DIRECTIVE:
Pictures in the data below are not part of the copy; transcribe everything else exactly.

━━━ MATERIAL PROVIDED

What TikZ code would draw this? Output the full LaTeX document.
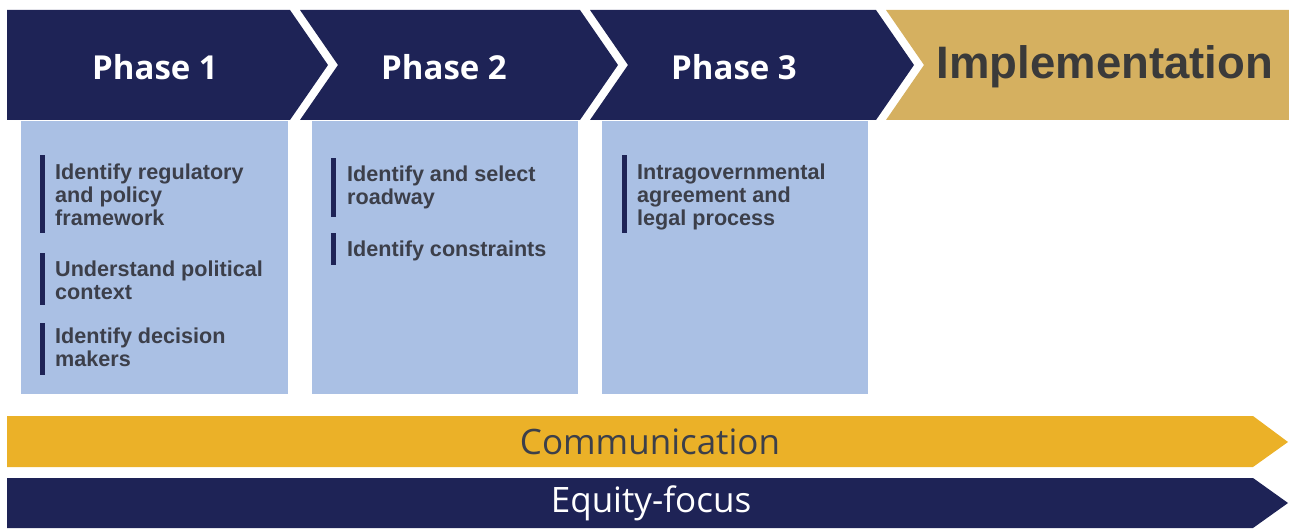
\documentclass[tikz,border=0pt]{standalone}
\usepackage{fontspec}
\setmainfont{Liberation Sans}
\newfontfamily\osans{Open Sans}
\newfontfamily\lsans{Liberation Sans}
\definecolor{navy}{HTML}{1E2356}
\definecolor{impgold}{HTML}{D5B060}
\definecolor{boxblue}{HTML}{AAC0E4}
\definecolor{commorange}{HTML}{EBB128}
\definecolor{txtgray}{HTML}{3C3F4A}
\definecolor{impgray}{HTML}{3A3A3A}
\begin{document}
\begin{tikzpicture}[x=1pt,y=-1pt,
  phaselabel/.style={text=white, font=\osans\bfseries\fontsize{33}{36}\selectfont, inner sep=0pt},
  item/.style={anchor=north west, align=left, text=txtgray, inner sep=0pt,
    font=\lsans\bfseries\fontsize{21.6}{23}\selectfont},
  itembar/.style={fill=navy},
  panel/.style={fill=boxblue},
  bandtext/.style={font=\osans\fontsize{35}{38}\selectfont, inner sep=0pt}]
\useasboundingbox (0,0) rectangle (1289,529);
% chevron header
\fill[navy] (7,10) -- (290,10) -- (328,65) -- (290,120) -- (7,120) -- cycle;
\fill[navy] (300,10) -- (580,10) -- (618,65) -- (580,120) -- (300,120) -- (338,65) -- cycle;
\fill[navy] (590,10) -- (876,10) -- (914,65) -- (876,120) -- (590,120) -- (628,65) -- cycle;
\fill[impgold] (886,10) -- (1289,10) -- (1289,120) -- (886,120) -- (924,65) -- cycle;
\node[phaselabel] (p1) at (155,67) {Phase 1};
\node[phaselabel] (p2) at (444,67) {Phase 2};
\node[phaselabel] (p3) at (734,67) {Phase 3};
\node[text=impgray, font=\lsans\bfseries\fontsize{45.5}{48}\selectfont, inner sep=0pt] (imp) at (1105,67) {Implementation};
% panels
\fill[panel] (21,121) rectangle (288,394);
\fill[panel] (312,121) rectangle (578,394);
\fill[panel] (602,121) rectangle (868,394);
% phase 1 items
\fill[itembar] (40,155) rectangle (45,233);
\node[item] (a1) at (55,164) {Identify regulatory\\and policy\\framework};
\fill[itembar] (40,253) rectangle (45,305);
\node[item] (a2) at (55,261) {Understand political\\context};
\fill[itembar] (40,323) rectangle (45,375);
\node[item] (a3) at (55,327.5) {Identify decision\\makers};
% phase 2 items
\fill[itembar] (331,158) rectangle (336,217);
\node[item] (b1) at (347,166) {Identify and select\\roadway};
\fill[itembar] (331,233) rectangle (336,265);
\node[item] (b2) at (347,241) {Identify constraints};
% phase 3 items
\fill[itembar] (622,155) rectangle (627,233);
\node[item] (c1) at (637,164) {Intragovernmental\\agreement and\\legal process};
% bottom bands
\fill[commorange] (7,416) -- (1253,416) -- (1288,442) -- (1253,467) -- (7,467) -- cycle;
\fill[navy] (7,478) -- (1253,478) -- (1288,503) -- (1253,528) -- (7,528) -- cycle;
\node[bandtext, text=txtgray] (comm) at (650,442) {Communication};
\node[bandtext, text=white] (eq) at (651,503) {Equity-focus};
\end{tikzpicture}
\end{document}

━━━━━━

THE RESPONSE:
What TikZ code would draw this? Output the full LaTeX document.
\documentclass[tikz,border=0pt]{standalone}
\usepackage{fontspec}
\setmainfont{Liberation Sans}
\newfontfamily\osans{Open Sans}
\newfontfamily\lsans{Liberation Sans}
\definecolor{navy}{HTML}{1E2356}
\definecolor{impgold}{HTML}{D5B060}
\definecolor{boxblue}{HTML}{AAC0E4}
\definecolor{commorange}{HTML}{EBB128}
\definecolor{txtgray}{HTML}{3C3F4A}
\definecolor{impgray}{HTML}{3A3A3A}
\begin{document}
\begin{tikzpicture}[x=1pt,y=-1pt,
  phaselabel/.style={text=white, font=\osans\bfseries\fontsize{33}{36}\selectfont, inner sep=0pt},
  item/.style={anchor=north west, align=left, text=txtgray, inner sep=0pt,
    font=\lsans\bfseries\fontsize{21.6}{23}\selectfont},
  itembar/.style={fill=navy},
  panel/.style={fill=boxblue},
  bandtext/.style={font=\osans\fontsize{35}{38}\selectfont, inner sep=0pt}]
\useasboundingbox (0,0) rectangle (1289,529);
% chevron header
\fill[navy] (7,10) -- (290,10) -- (328,65) -- (290,120) -- (7,120) -- cycle;
\fill[navy] (300,10) -- (580,10) -- (618,65) -- (580,120) -- (300,120) -- (338,65) -- cycle;
\fill[navy] (590,10) -- (876,10) -- (914,65) -- (876,120) -- (590,120) -- (628,65) -- cycle;
\fill[impgold] (886,10) -- (1289,10) -- (1289,120) -- (886,120) -- (924,65) -- cycle;
\node[phaselabel] (p1) at (155,67) {Phase 1};
\node[phaselabel] (p2) at (444,67) {Phase 2};
\node[phaselabel] (p3) at (734,67) {Phase 3};
\node[text=impgray, font=\lsans\bfseries\fontsize{45.5}{48}\selectfont, inner sep=0pt] (imp) at (1105,67) {Implementation};
% panels
\fill[panel] (21,121) rectangle (288,394);
\fill[panel] (312,121) rectangle (578,394);
\fill[panel] (602,121) rectangle (868,394);
% phase 1 items
\fill[itembar] (40,155) rectangle (45,233);
\node[item] (a1) at (55,164) {Identify regulatory\\and policy\\framework};
\fill[itembar] (40,253) rectangle (45,305);
\node[item] (a2) at (55,261) {Understand political\\context};
\fill[itembar] (40,323) rectangle (45,375);
\node[item] (a3) at (55,327.5) {Identify decision\\makers};
% phase 2 items
\fill[itembar] (331,158) rectangle (336,217);
\node[item] (b1) at (347,166) {Identify and select\\roadway};
\fill[itembar] (331,233) rectangle (336,265);
\node[item] (b2) at (347,241) {Identify constraints};
% phase 3 items
\fill[itembar] (622,155) rectangle (627,233);
\node[item] (c1) at (637,164) {Intragovernmental\\agreement and\\legal process};
% bottom bands
\fill[commorange] (7,416) -- (1253,416) -- (1288,442) -- (1253,467) -- (7,467) -- cycle;
\fill[navy] (7,478) -- (1253,478) -- (1288,503) -- (1253,528) -- (7,528) -- cycle;
\node[bandtext, text=txtgray] (comm) at (650,442) {Communication};
\node[bandtext, text=white] (eq) at (651,503) {Equity-focus};
\end{tikzpicture}
\end{document}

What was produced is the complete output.